Although indexing and retrieval isn't the first thing that comes to mind when “file system” is mentioned, file systems do provide fairly complete name based (as opposed to content based) indexing capabilities. When an object is created, a new entry is created in a parent directory. The entry typically contains the object's name and a link to the object's attributes, which are stored within an inode (or equivalent). One of the inode's attributes is an extent map specifying the device addresses (usually expressed as disk block numbers) where the object itself (the object's data) is stored within the file system.
File systems generally use a hierarchical indexing structure that facilitates rapidly adding new entries and removing deleted entries. file system performance directly impacts overall system performance, so the speed at which entries can be created, deleted, and looked up has been a force that has molded all current file systems.
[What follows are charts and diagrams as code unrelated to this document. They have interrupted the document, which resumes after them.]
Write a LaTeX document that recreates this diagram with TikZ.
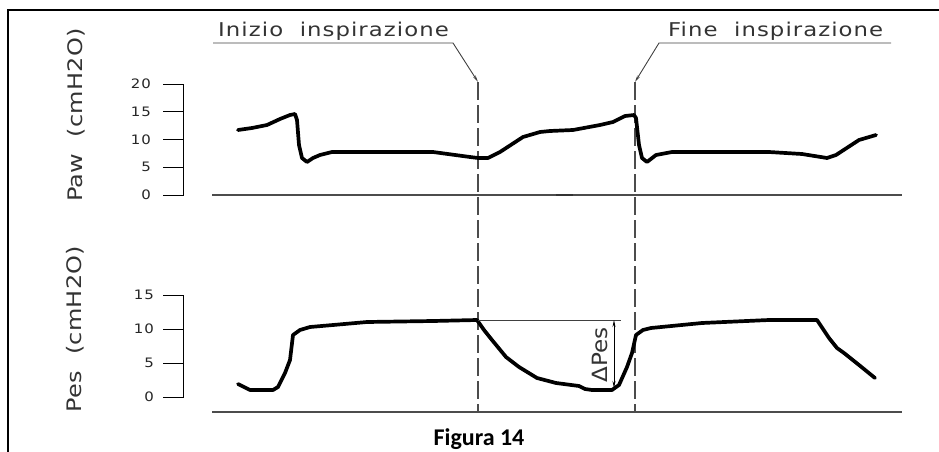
\documentclass[tikz,border=0pt]{standalone}
\usepackage{fontspec}
\setmainfont{DejaVu Sans}
\newfontfamily\cadfont[FakeStretch=1.2,LetterSpace=5.5]{DejaVu Sans}
\newfontfamily\cadyfont[FakeStretch=1.2,LetterSpace=1.5]{DejaVu Sans}
\newfontfamily\caddfont[FakeStretch=1.1]{DejaVu Sans}
\newfontfamily\numfont[FakeStretch=1.15,LetterSpace=6]{DejaVu Sans}
\newfontfamily\capfont{Carlito}
\usetikzlibrary{arrows.meta}
\begin{document}
\begin{tikzpicture}[x=1pt,y=-1pt,
  frame/.style={line width=2.4pt,black},
  wave/.style={line width=3.7pt,black,line join=round,line cap=round},
  baseline/.style={line width=1.4pt,black!70},
  axisline/.style={line width=1pt,black},
  marker/.style={line width=1.2pt,black!70,dash pattern=on 18pt off 5pt},
  leader/.style={line width=0.9pt,black!75},
  lbl/.style={font=\cadfont\fontsize{19}{19}\selectfont,text=black!80,inner sep=0pt},
  ylbl/.style={font=\cadyfont\fontsize{20}{20}\selectfont,text=black!80,inner sep=0pt,rotate=90,anchor=base},
  ticklbl/.style={font=\numfont\fontsize{13}{13}\selectfont,anchor=east,inner sep=0pt,text=black!85},
  tip/.style={-{Stealth[length=7pt,width=3pt]}},
]
\useasboundingbox (0,0) rectangle (939,452);
\draw[frame] (8,453) -- (8,10) -- (941,10);

% top labels with leaders
\node[lbl,anchor=base west] (ini) at (218,37) {Inizio\ \ inspirazione};
\node[lbl,anchor=base west] (fine) at (668,37) {Fine\ \ inspirazione};
\coordinate (iniTip) at (478,82);
\coordinate (fineTip) at (635,82);
\coordinate (iniEnd) at (478,412);
\coordinate (fineEnd) at (635,412);
\draw[leader,tip] (213,43) -- (453,43) -- (iniTip);
\draw[leader,tip] (891,43) -- (659,43) -- (fineTip);
\draw[marker] (iniTip) -- (iniEnd);
\draw[marker] (fineTip) -- (fineEnd);

% axis labels
\node[ylbl] (pawlbl) at (82,115) {Paw\ \ (cmH2O)};
\node[ylbl] (peslbl) at (81,329) {Pes\ \ (cmH2O)};

% Paw axis
\draw[axisline] (163,84) -- (183,84) -- (183,195) -- (163,195);
\foreach \v/\y in {20/84,15/111.75,10/139.5,5/167.25,0/195}{
  \draw[axisline] (163,\y) -- (183,\y);
  \node[ticklbl] (paw\v) at (151,\y) {\v};
}
% Pes axis
\draw[axisline] (163,295) -- (183,295) -- (183,397) -- (163,397);
\foreach \v/\y in {15/295,10/329,5/363,0/397}{
  \draw[axisline] (163,\y) -- (183,\y);
  \node[ticklbl] (pes\v) at (154,\y) {\v};
}

% baselines
\draw[baseline] (212,195) -- (902,195);
\draw[line width=2.4pt,black!80] (556,195) -- (573,195);
\draw[baseline] (212,412) -- (902,412);

% Paw curve
\draw[wave] (238,130) -- (252,128) -- (267,125) -- (280,119) -- (290,115) -- (295,114)
  -- (297,120) -- (299,145) -- (302,158) -- (307,162) -- (313,158) -- (320,155)
  -- (332,152) -- (367,152) -- (433,152) -- (470,157) -- (478,158) -- (488,158)
  -- (500,152) -- (523,137) -- (540,132) -- (550,131) -- (573,130) -- (600,125)
  -- (613,122) -- (625,116) -- (634,115) -- (636,118) -- (639,145) -- (642,158)
  -- (647,162) -- (656,155) -- (672,152) -- (769,152) -- (802,154) -- (827,158)
  -- (836,155) -- (859,140) -- (876,135);

% Pes curve
\draw[wave] (238,384) -- (250,390) -- (273,390) -- (278,387) -- (285,373) -- (290,360)
  -- (293,335) -- (300,330) -- (310,327) -- (333,325) -- (367,322) -- (433,321)
  -- (477,320) -- (484,330) -- (492,340) -- (506,357) -- (519,367) -- (537,378)
  -- (556,383) -- (579,386) -- (585,389) -- (592,390) -- (612,390) -- (619,385)
  -- (627,367) -- (632,353) -- (636,335) -- (643,330) -- (651,328) -- (702,323)
  -- (769,320) -- (817,320) -- (829,338) -- (837,348) -- (844,353) -- (859,365)
  -- (875,378);

% Delta Pes
\coordinate (dTop) at (614,320);
\coordinate (dBot) at (614,388);
\draw[leader] (478,320) -- (621,320);
\draw[line width=0.8pt,black,{Stealth[length=7pt,width=3pt]}-{Stealth[length=7pt,width=3pt]}] (dTop) -- (dBot);
\node[ylbl,font=\caddfont\fontsize{21}{21}\selectfont] (dpes) at (607,355) {ΔPes};

% caption
\node[font=\capfont\bfseries\fontsize{24}{24}\selectfont,anchor=base,inner sep=0pt] (cap) at (479,445) {Figura 14};
\end{tikzpicture}
\end{document}
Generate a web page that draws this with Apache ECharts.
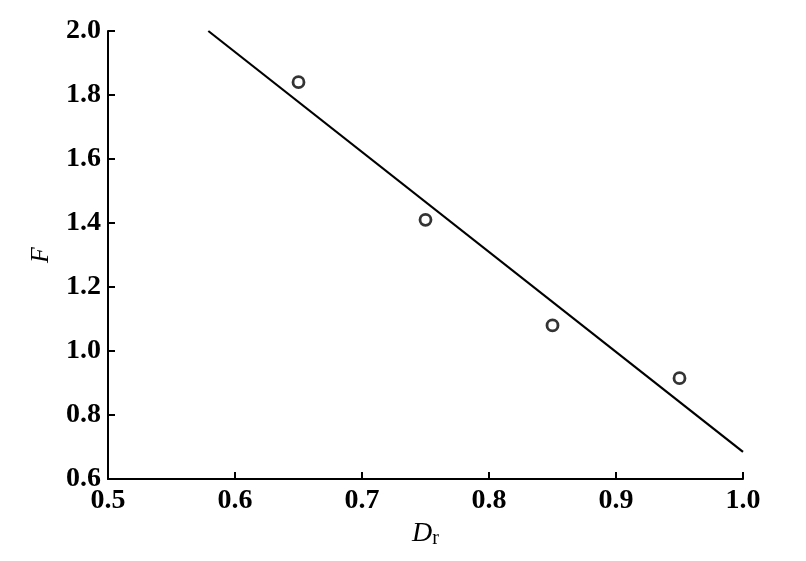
<!DOCTYPE html>
<html>
<head>
<meta charset="utf-8">
<script src="https://cdn.jsdelivr.net/npm/echarts@6/dist/echarts.min.js"></script>
<style>html,body{margin:0;padding:0;background:#fff;}#c{width:806px;height:561px;}</style>
</head>
<body>
<div id="c"></div>
<script>
var pointsDr = [0.65, 0.75, 0.85, 0.95];
var pointsF = [1.84, 1.41, 1.08, 0.915];
var fitDr = [0.579, 1.0];
var fitF = [2.0, 0.685];
var xTicks = {min: 0.5, max: 1.0, step: 0.1};
var yTicks = {min: 0.6, max: 2.0, step: 0.2};

var chart = echarts.init(document.getElementById('c'), null, {renderer: 'canvas'});
var font = '"Liberation Serif", "DejaVu Serif", serif';
function axisCommon() {
  return {
    axisLine: {show: true, onZero: false, lineStyle: {color: '#000', width: 2}},
    axisTick: {show: true, inside: true, length: 7, lineStyle: {color: '#000', width: 2}},
    splitLine: {show: false},
    axisLabel: {color: '#000', fontFamily: font, fontSize: 28, fontWeight: 'bold',
      formatter: function (v) { return v.toFixed(1); }}
  };
}
var xa = axisCommon();
xa.type = 'value'; xa.min = xTicks.min; xa.max = xTicks.max; xa.interval = xTicks.step;
xa.axisLabel.margin = 8;
xa.name = '{i|D}{s|r}';
xa.nameLocation = 'middle';
xa.nameGap = 40;
xa.nameTextStyle = {rich: {
  i: {fontFamily: font, fontStyle: 'italic', fontSize: 28, color: '#000'},
  s: {fontFamily: font, fontSize: 20, color: '#000', verticalAlign: 'bottom', padding: [10, 0, 0, 0]}
}};
var ya = axisCommon();
ya.type = 'value'; ya.min = yTicks.min; ya.max = yTicks.max; ya.interval = yTicks.step;
ya.axisLabel.margin = 7;
ya.name = 'F';
ya.nameLocation = 'middle';
ya.nameGap = 54;
ya.nameTextStyle = {fontFamily: font, fontStyle: 'italic', fontSize: 26, color: '#000'};

chart.setOption({
  animation: false,
  backgroundColor: '#fff',
  grid: {left: 108, right: 63, top: 31, bottom: 82, containLabel: false},
  xAxis: xa,
  yAxis: ya,
  series: [
    {
      type: 'line',
      data: fitDr.map(function (x, i) { return [x, fitF[i]]; }),
      showSymbol: false, symbol: 'none',
      lineStyle: {color: '#000', width: 2.2},
      silent: true
    },
    {
      type: 'scatter',
      data: pointsDr.map(function (x, i) { return [x, pointsF[i]]; }),
      symbol: 'circle',
      symbolSize: 11,
      itemStyle: {color: '#fff', borderColor: '#000', borderWidth: 2.8}
    }
  ]
});
</script>
</body>
</html>
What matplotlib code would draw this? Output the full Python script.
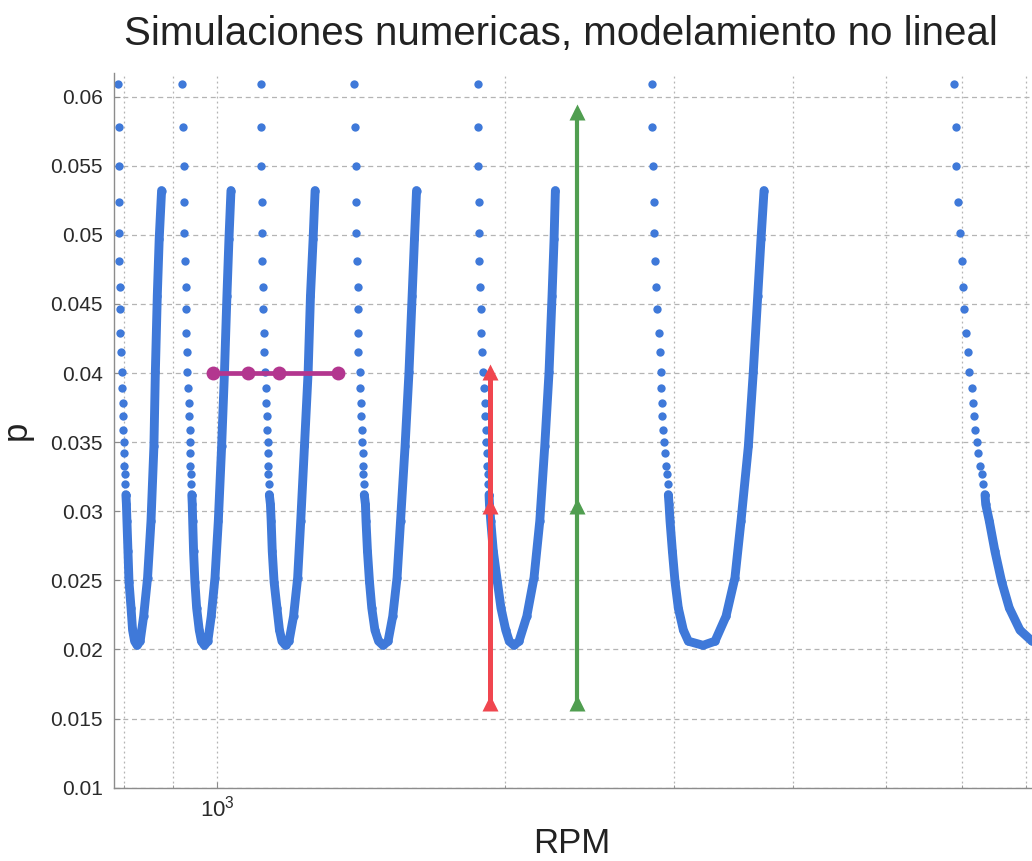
import numpy as np
import matplotlib.pyplot as plt
from matplotlib.ticker import LogLocator, NullFormatter

plt.rcParams['font.family'] = ['Liberation Sans', 'DejaVu Sans']
plt.rcParams['mathtext.fontset'] = 'custom'
plt.rcParams['mathtext.rm'] = 'Liberation Sans'
plt.rcParams['mathtext.it'] = 'Liberation Sans:italic'

# niveles de p de los puntos sueltos (rama izquierda, comunes a todas las curvas)
P_SPARSE = [0.0609, 0.0578, 0.0550, 0.0524, 0.0501, 0.0481, 0.0462, 0.0446, 0.0429,
            0.0415, 0.0401, 0.0389, 0.0378, 0.0369, 0.0359, 0.0350, 0.0342, 0.0333,
            0.0327, 0.0320, 0.0312]
# parte densa: bajada izquierda, minimo, subida derecha
P_LEFT = [0.0305, 0.0293, 0.0271, 0.0249, 0.0230, 0.0214, 0.0206]
P_MIN = [0.0203]
P_RIGHT = [0.0206, 0.0224, 0.0252, 0.0293, 0.0347, 0.0401, 0.0456, 0.0497, 0.0532]

# RPM de cada rama
U1_SPARSE = [787, 789, 790, 790, 790, 790, 792, 792, 792, 793, 795, 796, 797, 798, 798,
             799, 800, 800, 801, 801, 803]
U1_DENSE = [804, 805, 807, 809, 813, 816, 820, 825,
            831, 838, 846, 853, 859, 862, 866, 870, 875]
U2_SPARSE = [920, 922, 924, 924, 924, 926, 927, 928, 929, 930, 931, 933, 934, 935, 936,
             936, 937, 938, 939, 939, 941]
U2_DENSE = [942, 943, 945, 948, 952, 958, 963, 970,
            978, 986, 995, 1003, 1011, 1018, 1024, 1029, 1034]
U3_SPARSE = [1112, 1112, 1112, 1113, 1113, 1115, 1118, 1118, 1120, 1120, 1122, 1124, 1125,
             1127, 1127, 1129, 1130, 1131, 1131, 1132, 1134]
U3_DENSE = [1137, 1139, 1142, 1147, 1155, 1162, 1169, 1179,
            1189, 1202, 1214, 1223, 1234, 1245, 1252, 1260, 1266]
U4_SPARSE = [1391, 1394, 1396, 1397, 1397, 1400, 1402, 1402, 1405, 1405, 1411, 1411, 1413,
             1414, 1416, 1418, 1420, 1422, 1422, 1424, 1425]
U4_DENSE = [1429, 1431, 1436, 1443, 1451, 1462, 1475, 1491,
            1509, 1526, 1542, 1555, 1572, 1587, 1599, 1608, 1616]
U5_SPARSE = [1872, 1872, 1875, 1878, 1880, 1880, 1883, 1886, 1887, 1893, 1898, 1902, 1906,
             1906, 1909, 1910, 1913, 1916, 1918, 1921, 1924]
U5_DENSE = [1926, 1932, 1944, 1963, 1980, 2003, 2020, 2043,
            2068, 2107, 2144, 2174, 2200, 2223, 2239, 2250, 2257]
U6_SPARSE = [2846, 2846, 2857, 2862, 2862, 2869, 2873, 2882, 2893, 2903, 2908, 2910, 2915,
             2919, 2926, 2931, 2938, 2943, 2950, 2958, 2962]
U6_DENSE = [2967, 2974, 2991, 3010, 3034, 3071, 3108, 3220,
            3314, 3403, 3477, 3528, 3591, 3634, 3673, 3702, 3729]
U7_SPARSE = [5890, 5914, 5918, 5942, 5975, 6000, 6023, 6037, 6062, 6096, 6111, 6146, 6161,
             6180, 6195, 6220, 6244, 6270, 6296, 6320, 6346]
U7_DENSE = [6357, 6412, 6500, 6606, 6728, 6903, 7106]

# linea magenta y flechas
MAG_RPM = [990, 1077, 1161, 1338]
MAG_P = 0.0400
RED_RPM = 1929
RED_P = [0.0161, 0.0304, 0.0401]
GREEN_RPM = 2378
GREEN_P = [0.0161, 0.0304, 0.0589]

Y_TICKS = [0.01, 0.015, 0.02, 0.025, 0.03, 0.035, 0.04, 0.045, 0.05, 0.055, 0.06]
Y_LABELS = ['0.01', '0.015', '0.02', '0.025', '0.03', '0.035', '0.04', '0.045',
            '0.05', '0.055', '0.06']
X_TICKS = [1000]
X_LABELS = ['$10^{3}$']

BLUE = '#3f79d9'
MAGENTA = '#b3368f'
RED = '#f0464f'
GREEN = '#509e50'

fig = plt.figure(figsize=(10.32, 8.61), dpi=100)
ax = fig.add_axes([0.1105, 0.0851, 0.8895, 0.8301])
ax.set_xscale('log')

P_DENSE = P_LEFT + P_MIN + P_RIGHT
branches = [(U1_SPARSE, U1_DENSE), (U2_SPARSE, U2_DENSE), (U3_SPARSE, U3_DENSE),
            (U4_SPARSE, U4_DENSE), (U5_SPARSE, U5_DENSE), (U6_SPARSE, U6_DENSE),
            (U7_SPARSE, U7_DENSE)]
for sparse, dense in branches:
    ax.plot(sparse, P_SPARSE, 'o', ms=6.0, color=BLUE, mec='none', zorder=2)
    p_d = P_DENSE[:len(dense)]
    ax.plot([sparse[-1]] + dense, [P_SPARSE[-1]] + p_d, '-o', color=BLUE, lw=6.4,
            ms=6.0, mec='none', solid_capstyle='round', solid_joinstyle='round', zorder=2)

ax.plot(MAG_RPM, [MAG_P] * len(MAG_RPM), '-o', color=MAGENTA, lw=3.4, ms=10,
        mec='none', zorder=4)
ax.plot([RED_RPM] * len(RED_P), RED_P, '-^', color=RED, lw=3.6, ms=12, mec='none', zorder=3)
ax.plot([GREEN_RPM] * len(GREEN_P), GREEN_P, '-^', color=GREEN, lw=3.0, ms=12, mec='none',
        zorder=3)

ax.set_xlim(780.4, 7106)
ax.set_ylim(0.01, 0.0617)

ax.set_xticks(X_TICKS)
ax.set_xticklabels(X_LABELS)
ax.xaxis.set_minor_locator(LogLocator(base=10, subs=np.arange(2, 10)))
ax.xaxis.set_minor_formatter(NullFormatter())
ax.set_yticks(Y_TICKS)
ax.set_yticklabels(Y_LABELS)

ax.set_axisbelow(True)
ax.grid(True, which='major', axis='y', color='#b4b4b4', lw=0.9, ls=(0, (4, 3)))
ax.grid(True, which='both', axis='x', color='#b4b4b4', lw=0.9, ls=(0, (1.5, 2.5)))

ax.tick_params(which='both', direction='in', color='#8c8c8c', labelsize=15,
               labelcolor='#2a2a2a')
ax.tick_params(axis='y', length=4, pad=8)
ax.tick_params(axis='x', which='major', length=4, pad=6, labelsize=16)
ax.tick_params(axis='x', which='minor', length=2.5)

for s in ['top', 'right']:
    ax.spines[s].set_visible(False)
for s in ['left', 'bottom']:
    ax.spines[s].set_color('#8c8c8c')
    ax.spines[s].set_linewidth(1.0)

fig.text(561 / 1032, 1 - 45 / 861, 'Simulaciones numericas, modelamiento no lineal',
         ha='center', va='baseline', fontsize=29, color='#222222')
fig.text(572 / 1032, 1 - 853 / 861, 'RPM', ha='center', va='baseline', fontsize=25,
         color='#222222')
fig.text(16 / 1032, 1 - 430 / 861, 'p', ha='center', va='center', rotation=90,
         fontsize=25, color='#222222')

fig.savefig('out.png', dpi=100)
In particular, name based indexing, which is fairly anemic when contrasted against content based indexing, is employed by all commonly deployed file systems.
File system developers have consistently and uniformly concluded that file system performance requirements exclude considering content based indexing. They've opted for speed over heavyweight indexing.
However, the file systems landscape has changed considerably over forty years. Consider the following:                Virtualized global file systems encompassing hundreds of petabytes are on the horizon if they are not already here, e.g. the World Wide Web.        These virtual file servers will consist of thousands of individual systems.        Individual systems may have very substantial physical resources:                    Multiple CPUs, 4 Ghz and faster, 32 or 64 bit,            2 to 64 gigabytes of main memory,            1 to 1000 terabytes of disk memory,            Multiple GigE or 10 GigE network connections.                        
Incorporating a full text search capability into existing file system APIs as seamlessly as possible provides both users and processes with enhanced capabilities for locating, identifying and establishing connections based upon file content.